I can’t get over my lack of recognition, though. Last week I bought “Richistan”, the inside story of our super-rich class, and went right to the index. There’s Jamie Johnson of Johnson & Johnson. There’s Abigail Johnson, daughter of the founder of Fidelity Investments. That’s it for the Johnsons.

My doctor says to relax, I only have a bad case of affluenza--that achey feeling that comes from knowing there is something wrong about hoarding so much cash and yet being powerless to stop wanting more. There is no cure other than to give it all away, and that’s not going to happen.

I wish I had the optimism of a Russian mafioso I met on the Riviera recently. “We have possibility to do all what we want,” he said. He had that porcine look of the overfed Slav about him, and on his arm was a gorgeous blonde with bangles everywhere. I know what he wants.

The worst thing about being a billionaire, at least in my experience, is the constant worry about seeing it all evaporate, *poof*. I don’t keep it in a box in my basement where I can watch it. That would be sick. I only see it on my daily financial statements. But I admit sometimes I have this urge to scoop up handfuls of large-denomination coins and hear them tinkle into a big pile on the floor.

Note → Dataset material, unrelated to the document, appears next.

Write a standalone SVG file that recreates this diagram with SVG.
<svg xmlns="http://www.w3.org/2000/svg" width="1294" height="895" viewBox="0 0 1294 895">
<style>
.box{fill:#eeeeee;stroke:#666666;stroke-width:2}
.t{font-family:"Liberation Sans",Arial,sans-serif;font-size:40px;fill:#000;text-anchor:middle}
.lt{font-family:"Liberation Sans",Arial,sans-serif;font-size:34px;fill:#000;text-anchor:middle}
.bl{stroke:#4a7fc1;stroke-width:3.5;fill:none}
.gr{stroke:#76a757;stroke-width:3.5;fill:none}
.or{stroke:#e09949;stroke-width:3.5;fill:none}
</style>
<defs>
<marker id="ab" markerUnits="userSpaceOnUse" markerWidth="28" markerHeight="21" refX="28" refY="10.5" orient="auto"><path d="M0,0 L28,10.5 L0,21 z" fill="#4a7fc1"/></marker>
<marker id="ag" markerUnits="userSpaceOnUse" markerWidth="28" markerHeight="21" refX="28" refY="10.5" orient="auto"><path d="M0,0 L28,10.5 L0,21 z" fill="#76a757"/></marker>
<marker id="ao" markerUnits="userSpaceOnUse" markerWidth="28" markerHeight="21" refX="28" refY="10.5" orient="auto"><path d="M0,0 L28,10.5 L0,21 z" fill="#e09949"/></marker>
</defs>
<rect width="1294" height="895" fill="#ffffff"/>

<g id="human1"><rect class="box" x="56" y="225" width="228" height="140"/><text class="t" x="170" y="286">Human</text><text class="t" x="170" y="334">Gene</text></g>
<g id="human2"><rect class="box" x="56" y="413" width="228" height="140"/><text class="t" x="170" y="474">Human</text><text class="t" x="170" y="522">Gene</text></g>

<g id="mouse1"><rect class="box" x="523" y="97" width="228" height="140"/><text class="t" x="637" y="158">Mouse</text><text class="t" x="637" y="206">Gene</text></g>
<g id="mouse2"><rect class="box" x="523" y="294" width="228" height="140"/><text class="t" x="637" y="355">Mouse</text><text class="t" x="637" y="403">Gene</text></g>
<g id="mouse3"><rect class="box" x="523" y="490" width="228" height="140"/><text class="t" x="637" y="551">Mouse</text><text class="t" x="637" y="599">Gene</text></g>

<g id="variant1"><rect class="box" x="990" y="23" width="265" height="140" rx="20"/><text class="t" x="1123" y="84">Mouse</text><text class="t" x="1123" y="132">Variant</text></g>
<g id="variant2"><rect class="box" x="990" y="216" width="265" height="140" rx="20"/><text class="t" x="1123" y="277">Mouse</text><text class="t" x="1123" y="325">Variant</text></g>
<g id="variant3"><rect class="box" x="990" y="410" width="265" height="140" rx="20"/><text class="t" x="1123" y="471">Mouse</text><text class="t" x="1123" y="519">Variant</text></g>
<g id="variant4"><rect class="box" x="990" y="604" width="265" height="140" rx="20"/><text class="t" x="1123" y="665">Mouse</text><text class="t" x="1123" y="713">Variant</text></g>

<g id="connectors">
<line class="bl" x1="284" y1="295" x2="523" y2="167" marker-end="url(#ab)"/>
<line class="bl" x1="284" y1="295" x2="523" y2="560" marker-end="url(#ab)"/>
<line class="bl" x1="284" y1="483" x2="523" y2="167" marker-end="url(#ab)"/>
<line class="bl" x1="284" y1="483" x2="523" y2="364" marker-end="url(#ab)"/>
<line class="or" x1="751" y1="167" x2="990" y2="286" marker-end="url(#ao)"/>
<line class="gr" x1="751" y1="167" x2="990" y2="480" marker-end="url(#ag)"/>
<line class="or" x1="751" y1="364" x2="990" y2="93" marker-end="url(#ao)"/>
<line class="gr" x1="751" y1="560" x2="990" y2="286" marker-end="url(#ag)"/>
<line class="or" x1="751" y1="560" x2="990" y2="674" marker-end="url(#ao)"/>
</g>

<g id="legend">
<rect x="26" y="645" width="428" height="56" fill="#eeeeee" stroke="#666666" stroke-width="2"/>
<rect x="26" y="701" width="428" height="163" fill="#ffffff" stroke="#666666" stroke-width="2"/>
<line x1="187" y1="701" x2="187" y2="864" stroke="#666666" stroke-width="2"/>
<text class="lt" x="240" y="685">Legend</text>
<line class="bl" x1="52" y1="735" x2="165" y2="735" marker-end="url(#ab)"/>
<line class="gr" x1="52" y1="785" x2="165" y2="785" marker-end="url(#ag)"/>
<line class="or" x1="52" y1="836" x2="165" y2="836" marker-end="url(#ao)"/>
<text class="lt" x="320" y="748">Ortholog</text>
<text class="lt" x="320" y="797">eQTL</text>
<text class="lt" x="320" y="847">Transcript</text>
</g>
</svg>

One Seattle billionaire I know got in trouble a couple of years ago and had to sell his yacht and his private island to avoid sliding into relative poverty--the high hundreds of millions. We all watched with horror, wondering when our turn would come. “Richistan” quotes one of my fellow billionaires as saying we are all afflicted by a combination of greed and fear--but there’s a bright side. “If people stay worried, it’s part of what motivates them. We’re always worried,” he said. Amen.

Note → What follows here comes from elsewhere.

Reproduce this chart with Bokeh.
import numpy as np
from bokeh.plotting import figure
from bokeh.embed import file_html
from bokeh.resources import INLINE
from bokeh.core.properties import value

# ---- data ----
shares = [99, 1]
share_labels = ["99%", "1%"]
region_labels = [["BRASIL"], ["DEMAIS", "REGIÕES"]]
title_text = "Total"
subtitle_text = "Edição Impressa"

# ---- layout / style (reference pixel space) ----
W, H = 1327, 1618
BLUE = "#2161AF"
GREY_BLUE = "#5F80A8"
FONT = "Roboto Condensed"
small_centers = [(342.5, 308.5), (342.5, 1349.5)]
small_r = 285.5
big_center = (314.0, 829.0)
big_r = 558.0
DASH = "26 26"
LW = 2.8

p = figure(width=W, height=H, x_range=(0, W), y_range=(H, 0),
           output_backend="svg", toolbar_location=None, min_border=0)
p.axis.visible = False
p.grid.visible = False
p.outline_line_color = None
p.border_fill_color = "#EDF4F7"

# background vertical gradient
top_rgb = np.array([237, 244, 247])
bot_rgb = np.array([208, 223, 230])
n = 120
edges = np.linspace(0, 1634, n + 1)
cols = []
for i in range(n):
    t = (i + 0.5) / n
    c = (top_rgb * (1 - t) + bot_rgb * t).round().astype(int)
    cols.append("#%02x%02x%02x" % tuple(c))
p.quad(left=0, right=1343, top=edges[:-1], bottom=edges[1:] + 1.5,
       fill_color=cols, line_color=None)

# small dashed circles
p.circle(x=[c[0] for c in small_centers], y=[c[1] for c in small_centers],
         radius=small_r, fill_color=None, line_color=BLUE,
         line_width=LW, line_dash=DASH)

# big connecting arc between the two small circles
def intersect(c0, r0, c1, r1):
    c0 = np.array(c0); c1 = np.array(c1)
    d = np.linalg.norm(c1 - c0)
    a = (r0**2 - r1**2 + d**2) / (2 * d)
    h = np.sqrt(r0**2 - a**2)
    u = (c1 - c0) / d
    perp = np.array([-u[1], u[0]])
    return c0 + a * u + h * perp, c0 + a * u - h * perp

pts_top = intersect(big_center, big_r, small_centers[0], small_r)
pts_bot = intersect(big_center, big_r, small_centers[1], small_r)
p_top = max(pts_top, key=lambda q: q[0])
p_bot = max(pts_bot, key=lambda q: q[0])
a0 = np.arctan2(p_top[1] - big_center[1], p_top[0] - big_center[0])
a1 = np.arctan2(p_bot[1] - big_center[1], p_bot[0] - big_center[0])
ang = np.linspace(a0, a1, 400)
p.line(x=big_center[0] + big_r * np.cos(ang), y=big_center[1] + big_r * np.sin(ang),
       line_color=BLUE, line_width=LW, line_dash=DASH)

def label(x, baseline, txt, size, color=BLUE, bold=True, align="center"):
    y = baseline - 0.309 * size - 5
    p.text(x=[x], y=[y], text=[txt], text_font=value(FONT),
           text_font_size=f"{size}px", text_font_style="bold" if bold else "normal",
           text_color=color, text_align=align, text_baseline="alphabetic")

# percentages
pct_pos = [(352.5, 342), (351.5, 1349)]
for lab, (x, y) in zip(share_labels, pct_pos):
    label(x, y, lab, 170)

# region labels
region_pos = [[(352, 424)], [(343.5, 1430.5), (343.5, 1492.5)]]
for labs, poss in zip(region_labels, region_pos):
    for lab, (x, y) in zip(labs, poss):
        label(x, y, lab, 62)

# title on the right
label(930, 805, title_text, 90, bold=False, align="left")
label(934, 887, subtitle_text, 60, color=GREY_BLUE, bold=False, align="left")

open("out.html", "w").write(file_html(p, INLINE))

However obscene our bottom line, it’s never enough. A consultant friend of mine who used to work with Nelson Rockefeller remembers hearing him complain of bouts of insecurity. Rockefeller’s personal net worth was about $3 billion. “How much would you need?” my friend asked. “Four billion ought to do it,” Rockefeller said. He died insecure.

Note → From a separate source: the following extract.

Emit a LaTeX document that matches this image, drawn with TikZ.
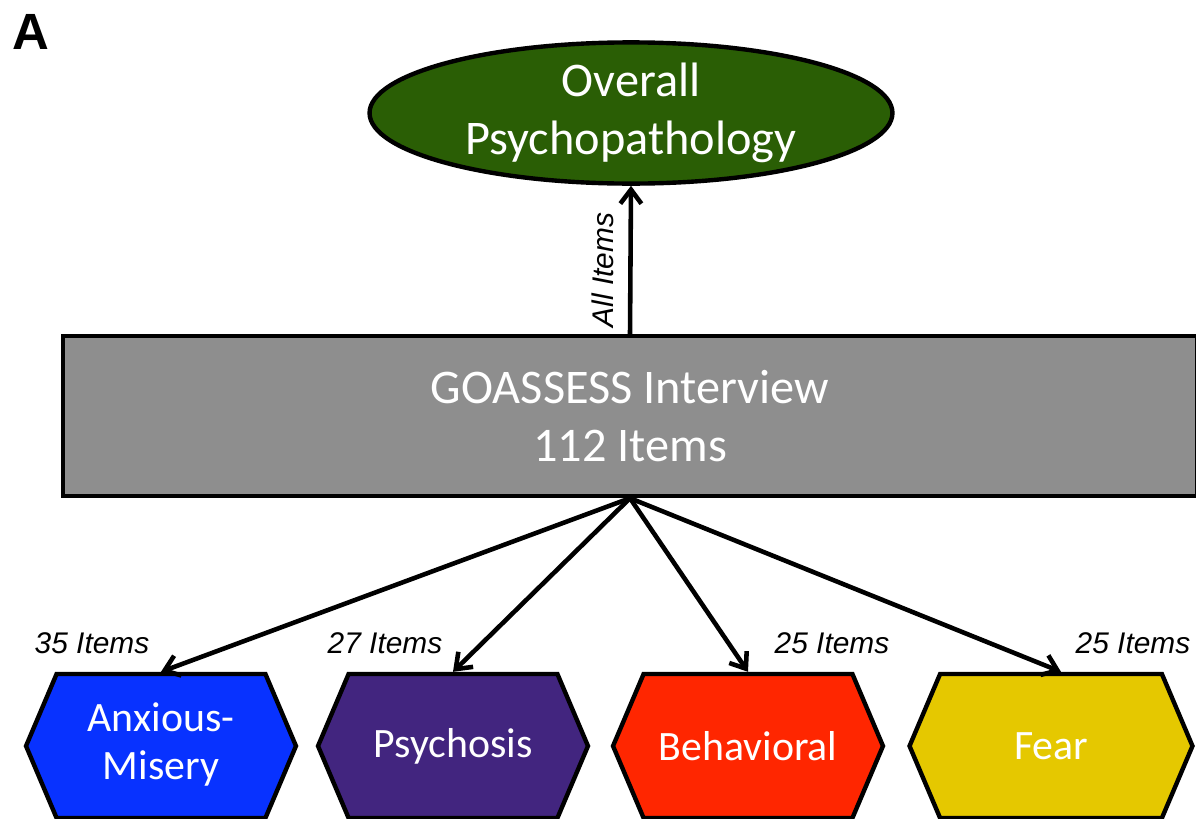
\documentclass[tikz,border=0pt]{standalone}
\usepackage{fontspec}
\setmainfont{Carlito}
\newfontfamily\arialfont{Liberation Sans}
\usetikzlibrary{shapes.geometric,shapes.symbols,arrows.meta}
\definecolor{overallgreen}{RGB}{42,94,5}
\definecolor{interviewgray}{RGB}{142,142,142}
\definecolor{anxblue}{RGB}{8,50,255}
\definecolor{psypurple}{RGB}{66,37,127}
\definecolor{behred}{RGB}{255,38,0}
\definecolor{fearyellow}{RGB}{229,200,0}

\begin{document}
\begin{tikzpicture}[x=0.02cm,y=-0.02cm,
		hexbox/.style={draw, line width=2.5pt, signal, signal to=west and east, signal pointer angle=134, minimum width=5.4cm, minimum height=2.88cm, inner sep=0pt, text=white, align=center, font=\fontsize{23.8}{27.5}\selectfont},
		itemlabel/.style={font=\arialfont\itshape\fontsize{17}{20}\selectfont},
		link/.style={-{Straight Barb[length=8pt,width=12pt]}, line width=2.6pt}]
				\useasboundingbox (0,0) rectangle (1196,818);
				\node (panel) at (31,32) {\arialfont\bfseries\fontsize{29}{30}\selectfont A};
				\node (overall) [draw, ellipse, line width=2.5pt, fill=overallgreen, text=white, align=center, minimum width=10.46cm, minimum height=2.34cm, inner sep=0pt, font=\fontsize{27.5}{33}\selectfont] at (631,113) {Overall\\Psychopathology};
				\node (interview) [draw, rectangle, line width=2.5pt, fill=interviewgray, text=white, align=center, minimum width=22.68cm, minimum height=3.2cm, font=\fontsize{27.5}{33}\selectfont] at (630,416) {GOASSESS Interview\\112 Items};
				\node (anx) [hexbox, fill=anxblue] at (161,746) {\raisebox{-4pt}{\begin{tabular}{@{}c@{}}Anxious-\\Misery\end{tabular}}};
				\node (psy) [hexbox, fill=psypurple] at (453,746) {\raisebox{-3pt}{Psychosis}};
				\node (beh) [hexbox, fill=behred] at (748,746) {Behavioral};
				\node (fear) [hexbox, fill=fearyellow, minimum width=5.66cm] at (1051,746) {Fear};
				
				% Labels
				\node (allitems) [itemlabel, rotate=90] at (603,270) {All Items};
				\node (anxitems) [itemlabel] at (92,643) {35 Items};
				\node (psyitems) [itemlabel] at (385,643) {27 Items};
				\node (behitems) [itemlabel] at (832,643) {25 Items};
				\node (fearitems) [itemlabel] at (1133,643) {25 Items};
				
				% Arrows
				\draw[link] (interview.north) -- (overall.south);
				\draw[link] (interview.south) -- (anx.north);
				\draw[link] (interview.south) -- (psy.north);
				\draw[link] (interview.south) -- (beh.north);
				\draw[link] (interview.south) -- ([xshift=0.2cm]fear.north);
				
			\end{tikzpicture}
\end{document}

Sometimes I feel the end is already in sight for me, too. I did what my idiot financial adviser said. I put most of it in the stock market. In the last dip, I finished with a small fortune, which would be okay except that I started with a large fortune. He says not to worry, it will bounce back. But in my lifetime? I’m such a wreck I can hardly get up in the morning to check my Blackberry for messages from my broker. I keep it right under my pillow, in case my holdings recover while I’m sleeping.

Besides suffering from constant fear, we billionaires also are guilty of envy. So what if I have 37 people on my household staff? That’s still not as many as he guy whose phony château looms over my spread. He has 107, including his team of masseurs. He also has a yacht in Cannes, a villa in Provence, and he owns about one-third of Montana. I feel so small.

Even the people below me in the pecking order seem to look down their noses at me. I can’t stand the smirks on the faces of the middle class guys who live in their wooden matchstick McMansions down the hill.

What’s wrong with being a billionaire anyway?

©2008 by Michael Johnson. The illustration is from IMSI's Master Clips Collection, 1895 Francisco Blvd. E., San Rafael, CA, 94901-5506, USA. This column first posted March 17, 2008.

 EDITOR'S NOTE

Because of his vast, immeasurable wealth, Mr. Johnson is not paid the
extravagant salary that other columnists on this web site enjoy. He has
simple tastes and does not throw money about in a profligate manner.
You will note he has not even purchased a hair supplement nor had a
cosmetic makeover, preferring to greet the world, "humbly, as I truly am."